"Life Inside a Women's Prison"

FAIRFIELD, Conn. - In a 1992 article Andi Rierden did for The New York Times on the issue of clemency for battered women, she wrote about a woman in prison in Niantic, Conn., who was serving time for murdering her spouse and described how the woman hoped to receive a pardon. The stories officials told Ms. Rierden as she researched that story intrigued her and led to her most recent work, "The Farm, Life Inside a Women's Prison," published by the University of Massachusetts Press at Amherst.

Granted remarkable access, Ms. Rierden spent over three-and-a-half-years conducting 1,500 hours of interviews with women whose lives have been forever changed by urban violence, drugs, gangs, and abuse.
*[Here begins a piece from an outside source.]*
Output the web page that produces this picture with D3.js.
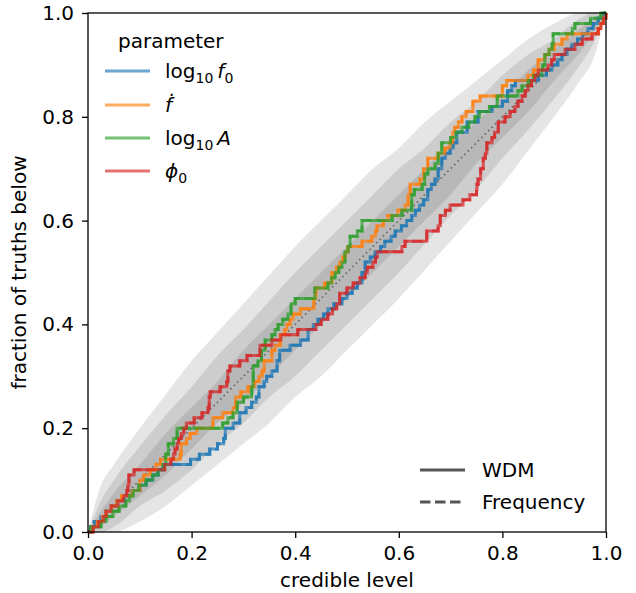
<!DOCTYPE html>
<meta charset="utf-8">
<script src="https://cdn.jsdelivr.net/npm/d3@7"></script>
<style>
  body { margin: 0; background: #fff; }
  text { font-family: "DejaVu Sans", sans-serif; }
</style>
<div id="pp_plot"></div>
<script>

// ---- data ----
// confidence bands: credible level vs lower / upper fraction
var bandX  = [0, 0.025, 0.05, 0.1, 0.15, 0.2, 0.25, 0.3, 0.35, 0.4, 0.45, 0.5, 0.55, 0.6, 0.65, 0.7, 0.75, 0.8, 0.85, 0.9, 0.95, 0.975, 1];
var lo997  = [0, 0, 0, 0.02, 0.05, 0.09, 0.13, 0.17, 0.21, 0.26, 0.30, 0.35, 0.40, 0.45, 0.505, 0.56, 0.615, 0.67, 0.735, 0.80, 0.87, 0.91, 1];
var hi997  = [0, 0.09, 0.13, 0.20, 0.265, 0.33, 0.385, 0.44, 0.495, 0.55, 0.60, 0.65, 0.70, 0.74, 0.79, 0.83, 0.87, 0.91, 0.95, 0.98, 1, 1, 1];
var lo95   = [0, 0, 0.01, 0.05, 0.08, 0.12, 0.17, 0.21, 0.26, 0.30, 0.35, 0.40, 0.45, 0.50, 0.555, 0.61, 0.66, 0.72, 0.775, 0.835, 0.90, 0.94, 1];
var hi95   = [0, 0.06, 0.10, 0.165, 0.225, 0.28, 0.34, 0.39, 0.445, 0.50, 0.55, 0.60, 0.65, 0.70, 0.74, 0.79, 0.83, 0.88, 0.92, 0.95, 0.99, 1, 1];
var lo68   = [0, 0.01, 0.03, 0.07, 0.11, 0.16, 0.21, 0.25, 0.30, 0.35, 0.40, 0.45, 0.50, 0.55, 0.60, 0.65, 0.71, 0.76, 0.81, 0.87, 0.925, 0.96, 1];
var hi68   = [0, 0.04, 0.075, 0.13, 0.19, 0.24, 0.29, 0.35, 0.40, 0.45, 0.50, 0.55, 0.60, 0.65, 0.70, 0.75, 0.79, 0.84, 0.89, 0.93, 0.97, 0.99, 1];

// P-P curves: [credible level, fraction of truths below] at each step
var ppLogF0 = [[0,0],[0.005,0.01],[0.012,0.02],[0.025,0.03],[0.035,0.04],[0.045,0.05],[0.055,0.06],[0.07,0.07],[0.085,0.08],[0.1,0.09],[0.112,0.1],[0.125,0.11],[0.135,0.12],[0.145,0.13],[0.198,0.14],[0.215,0.15],[0.235,0.16],[0.25,0.17],[0.262,0.18],[0.265,0.2],[0.28,0.21],[0.293,0.23],[0.305,0.24],[0.316,0.25],[0.325,0.26],[0.33,0.28],[0.34,0.29],[0.345,0.3],[0.355,0.31],[0.365,0.33],[0.37,0.35],[0.39,0.36],[0.41,0.37],[0.425,0.39],[0.435,0.4],[0.444,0.41],[0.455,0.42],[0.463,0.43],[0.475,0.44],[0.49,0.45],[0.5,0.46],[0.51,0.47],[0.52,0.48],[0.529,0.5],[0.535,0.52],[0.545,0.53],[0.554,0.54],[0.565,0.55],[0.573,0.56],[0.585,0.57],[0.593,0.58],[0.605,0.59],[0.615,0.6],[0.625,0.61],[0.632,0.62],[0.64,0.63],[0.648,0.64],[0.656,0.66],[0.663,0.67],[0.67,0.68],[0.676,0.7],[0.683,0.72],[0.69,0.73],[0.699,0.74],[0.705,0.75],[0.712,0.77],[0.732,0.79],[0.753,0.81],[0.78,0.82],[0.8,0.83],[0.81,0.85],[0.818,0.86],[0.825,0.87],[0.869,0.88],[0.885,0.89],[0.896,0.9],[0.907,0.91],[0.915,0.92],[0.925,0.93],[0.934,0.94],[0.945,0.95],[0.955,0.96],[0.965,0.97],[0.975,0.98],[0.985,0.99],[0.995,1],[1,1]];
var ppFdot = [[0,0],[0.008,0.01],[0.018,0.02],[0.028,0.03],[0.035,0.04],[0.045,0.05],[0.055,0.06],[0.065,0.07],[0.085,0.08],[0.1,0.1],[0.108,0.11],[0.12,0.12],[0.131,0.13],[0.14,0.14],[0.178,0.15],[0.18,0.17],[0.19,0.18],[0.197,0.19],[0.21,0.2],[0.241,0.22],[0.26,0.23],[0.28,0.24],[0.285,0.26],[0.295,0.27],[0.309,0.28],[0.322,0.29],[0.33,0.3],[0.336,0.31],[0.34,0.33],[0.355,0.35],[0.361,0.36],[0.371,0.38],[0.38,0.39],[0.384,0.4],[0.39,0.41],[0.396,0.42],[0.41,0.43],[0.436,0.45],[0.44,0.47],[0.457,0.48],[0.471,0.5],[0.48,0.51],[0.486,0.52],[0.492,0.53],[0.497,0.54],[0.502,0.55],[0.529,0.56],[0.548,0.57],[0.555,0.58],[0.558,0.59],[0.57,0.6],[0.579,0.61],[0.598,0.62],[0.612,0.63],[0.618,0.65],[0.622,0.67],[0.641,0.68],[0.648,0.7],[0.656,0.72],[0.676,0.73],[0.689,0.74],[0.699,0.75],[0.704,0.77],[0.708,0.78],[0.715,0.79],[0.722,0.8],[0.73,0.81],[0.743,0.83],[0.757,0.84],[0.8,0.86],[0.808,0.87],[0.849,0.88],[0.86,0.89],[0.869,0.91],[0.882,0.92],[0.89,0.93],[0.9,0.94],[0.915,0.95],[0.925,0.96],[0.985,0.97],[0.99,0.98],[0.995,0.99],[1,1]];
var ppLogA = [[0,0],[0.005,0.01],[0.025,0.02],[0.035,0.03],[0.048,0.04],[0.06,0.05],[0.073,0.06],[0.08,0.07],[0.087,0.08],[0.098,0.09],[0.112,0.1],[0.125,0.11],[0.135,0.12],[0.145,0.13],[0.15,0.15],[0.155,0.17],[0.165,0.18],[0.172,0.2],[0.26,0.21],[0.27,0.22],[0.28,0.23],[0.288,0.25],[0.3,0.26],[0.316,0.28],[0.319,0.32],[0.328,0.33],[0.335,0.35],[0.342,0.37],[0.355,0.38],[0.361,0.39],[0.367,0.4],[0.376,0.41],[0.386,0.42],[0.392,0.44],[0.4,0.45],[0.438,0.47],[0.463,0.48],[0.47,0.49],[0.477,0.5],[0.484,0.51],[0.49,0.52],[0.496,0.54],[0.502,0.55],[0.506,0.57],[0.52,0.58],[0.529,0.6],[0.587,0.61],[0.606,0.62],[0.625,0.65],[0.63,0.66],[0.645,0.67],[0.65,0.69],[0.656,0.7],[0.67,0.71],[0.676,0.73],[0.683,0.75],[0.7,0.76],[0.71,0.77],[0.722,0.78],[0.735,0.79],[0.747,0.8],[0.756,0.81],[0.775,0.82],[0.79,0.84],[0.83,0.85],[0.838,0.86],[0.85,0.87],[0.86,0.88],[0.876,0.89],[0.878,0.9],[0.882,0.92],[0.89,0.93],[0.896,0.94],[0.898,0.96],[0.935,0.97],[0.94,0.98],[0.97,0.99],[0.99,1],[1,1]];
var ppPhi0 = [[0,0],[0.01,0.01],[0.02,0.02],[0.03,0.03],[0.035,0.04],[0.045,0.05],[0.058,0.06],[0.068,0.07],[0.075,0.08],[0.077,0.09],[0.079,0.11],[0.089,0.12],[0.148,0.13],[0.16,0.14],[0.165,0.15],[0.168,0.16],[0.172,0.17],[0.175,0.18],[0.18,0.19],[0.185,0.2],[0.19,0.21],[0.205,0.22],[0.22,0.23],[0.232,0.24],[0.234,0.26],[0.236,0.27],[0.255,0.28],[0.268,0.29],[0.27,0.31],[0.274,0.32],[0.293,0.33],[0.307,0.34],[0.332,0.36],[0.355,0.37],[0.372,0.38],[0.405,0.39],[0.44,0.4],[0.45,0.41],[0.463,0.42],[0.472,0.43],[0.48,0.44],[0.486,0.46],[0.5,0.47],[0.512,0.48],[0.525,0.49],[0.535,0.5],[0.539,0.51],[0.55,0.52],[0.555,0.53],[0.558,0.54],[0.606,0.55],[0.612,0.56],[0.654,0.58],[0.676,0.59],[0.68,0.61],[0.69,0.62],[0.699,0.63],[0.724,0.64],[0.737,0.65],[0.75,0.66],[0.751,0.67],[0.753,0.68],[0.758,0.7],[0.763,0.72],[0.767,0.73],[0.77,0.75],[0.78,0.76],[0.785,0.77],[0.792,0.79],[0.805,0.8],[0.815,0.81],[0.824,0.82],[0.83,0.83],[0.838,0.84],[0.844,0.85],[0.849,0.86],[0.856,0.87],[0.863,0.88],[0.869,0.89],[0.888,0.9],[0.895,0.91],[0.9,0.92],[0.921,0.93],[0.94,0.94],[0.954,0.95],[0.973,0.96],[0.985,0.97],[0.99,0.98],[0.995,0.99],[1,1]];

var paramSeries = [ppLogF0, ppFdot, ppLogA, ppPhi0];
var paramColors = ["#1f77b4", "#ff7f0e", "#2ca02c", "#d62728"];
var methods = ["WDM", "Frequency"];
var tickVals = [0, 0.2, 0.4, 0.6, 0.8, 1.0];

// ---- layout ----
var margin = {top: 13, right: 30, bottom: 61, left: 88},
    width = 636 - margin.left - margin.right,
    height = 593 - margin.top - margin.bottom;

var svg = d3.select("#pp_plot")
  .append("svg")
    .attr("width", width + margin.left + margin.right)
    .attr("height", height + margin.top + margin.bottom)
  .append("g")
    .attr("transform", "translate(" + margin.left + "," + margin.top + ")");

var x = d3.scaleLinear().domain([0, 1]).range([0, width]);
var y = d3.scaleLinear().domain([0, 1]).range([height, 0]);

// confidence bands (stacked translucent black, like matplotlib alpha)
var bands = [[lo997, hi997], [lo95, hi95], [lo68, hi68]];
bands.forEach(function(b) {
  var area = d3.area()
    .x(function(d, i) { return x(bandX[i]); })
    .y0(function(d, i) { return y(b[0][i]); })
    .y1(function(d, i) { return y(b[1][i]); })
    .curve(d3.curveMonotoneX);
  svg.append("path")
    .datum(bandX)
    .attr("d", area)
    .style("fill", "black")
    .style("opacity", 0.1);
});

// diagonal
svg.append("line")
  .attr("x1", x(0)).attr("y1", y(0))
  .attr("x2", x(1)).attr("y2", y(1))
  .style("stroke", "#666")
  .style("stroke-width", 1.6)
  .style("stroke-dasharray", "1.6,3.2");

// P-P lines: WDM solid, Frequency dashed on top
var line = d3.line()
  .x(function(d) { return x(d[0]); })
  .y(function(d) { return y(d[1]); })
  .curve(d3.curveStepAfter);

methods.forEach(function(m, mi) {
  paramSeries.forEach(function(s, i) {
    svg.append("path")
      .datum(s)
      .attr("d", line)
      .style("fill", "none")
      .style("stroke", paramColors[i])
      .style("stroke-width", 3)
      .style("stroke-linejoin", "miter")
      .style("opacity", 0.72)
      .style("stroke-dasharray", mi == 1 ? "10.5,4.5" : null);
  });
});

// axes
var xAxis = svg.append("g")
  .attr("transform", "translate(0," + height + ")")
  .call(d3.axisBottom(x).tickValues(tickVals).tickFormat(d3.format(".1f")).tickSize(6).tickPadding(8));
var yAxis = svg.append("g")
  .call(d3.axisLeft(y).tickValues(tickVals).tickFormat(d3.format(".1f")).tickSize(6).tickPadding(8));
[xAxis, yAxis].forEach(function(a) {
  a.select(".domain").remove();
  a.selectAll("line").style("stroke", "black").style("stroke-width", 1.3);
  a.selectAll("text").style("font-size", "20px").style("fill", "black")
    .style("font-family", "DejaVu Sans, sans-serif");
});

// frame
svg.append("rect")
  .attr("x", 0).attr("y", 0)
  .attr("width", width).attr("height", height)
  .style("fill", "none")
  .style("stroke", "black")
  .style("stroke-width", 1.3);

// axis labels
svg.append("text")
  .attr("text-anchor", "middle")
  .attr("x", width / 2)
  .attr("y", height + 55)
  .style("font-size", "20px")
  .text("credible level");

svg.append("text")
  .attr("text-anchor", "middle")
  .attr("transform", "rotate(-90)")
  .attr("x", -height / 2)
  .attr("y", -62)
  .style("font-size", "20px")
  .text("fraction of truths below");

// parameter legend
var leg = svg.append("g").attr("transform", "translate(" + (-margin.left) + "," + (-margin.top) + ")");
leg.append("text")
  .attr("x", 118).attr("y", 48)
  .style("font-size", "20px")
  .text("parameter");

var rowY = [71, 105, 138, 171];
rowY.forEach(function(ry, i) {
  leg.append("line")
    .attr("x1", 105).attr("x2", 150)
    .attr("y1", ry).attr("y2", ry)
    .style("stroke", paramColors[i])
    .style("stroke-width", 3)
    .style("opacity", 0.65);
});

function sub(t, s) {
  t.append("tspan").attr("dy", 5).style("font-size", "14px").text(s);
  t.append("tspan").attr("dy", -5).text("\u2009");
}
var t0 = leg.append("text").attr("x", 165).attr("y", rowY[0] + 7).style("font-size", "20px");
t0.append("tspan").text("log");
sub(t0, "10");
t0.append("tspan").style("font-style", "italic").text("f");
t0.append("tspan").attr("dy", 5).style("font-size", "14px").text("0");

var t1 = leg.append("text").attr("x", 165).attr("y", rowY[1] + 7).style("font-size", "20px");
t1.append("tspan").style("font-style", "italic").text("\u1E1F");

var t2 = leg.append("text").attr("x", 165).attr("y", rowY[2] + 7).style("font-size", "20px");
t2.append("tspan").text("log");
sub(t2, "10");
t2.append("tspan").style("font-style", "italic").text("A");

var t3 = leg.append("text").attr("x", 165).attr("y", rowY[3] + 7).style("font-size", "20px");
t3.append("tspan").style("font-style", "italic").text("\u03D5");
t3.append("tspan").attr("dy", 5).style("font-size", "14px").text("0");

// method legend
var mRowY = [470, 502];
methods.forEach(function(m, i) {
  leg.append("line")
    .attr("x1", 420).attr("x2", 465)
    .attr("y1", mRowY[i]).attr("y2", mRowY[i])
    .style("stroke", "#555")
    .style("stroke-width", 2.8)
    .style("stroke-dasharray", i == 1 ? "10.5,4.5" : null);
  leg.append("text")
    .attr("x", 482).attr("y", mRowY[i] + 7)
    .style("font-size", "20px")
    .text(m);
});

</script>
Strolling the grounds of the Connecticut Correctional Institution, nicknamed "The Farm," with inmates and correction officers, sharing meals, attending classes and group counseling sessions, she saw first-hand, and shares with us, how these women adapted to prison, formed friendships and alliances and coped with their separation from children and loved ones.

This was not Andi Rierden's first foray into the dark side of urban life. From 1989 to 1994 while writing about the urban neighborhoods of New Haven for the Sunday New York Times , she saw youngsters she had known get swept up into the drug trade and end up in prison. She was able to talk with drug bosses and gang leaders, "because I knew these kids and they knew and trusted me," she reported. "Because I was friends with the 'Ma' of one of those neighborhoods, I often heard dealers say to one another after I had appeared on the scene, 'It's okay man, she's family.'" That same familiarity and level of trust are apparent in "The Farm."

Orphaned herself by age 13 and "exposed to any number of circumstances that might have led to a life of crime," Ms. Rierden muses over why her life turned out so differently. While researching the book, she admits, "I was often stirred by the notion that I too could be sitting . . . counting the days until my next parole hearing."

Ms. Rierden teaches writing at Fairfield University where she is a favorite with the students.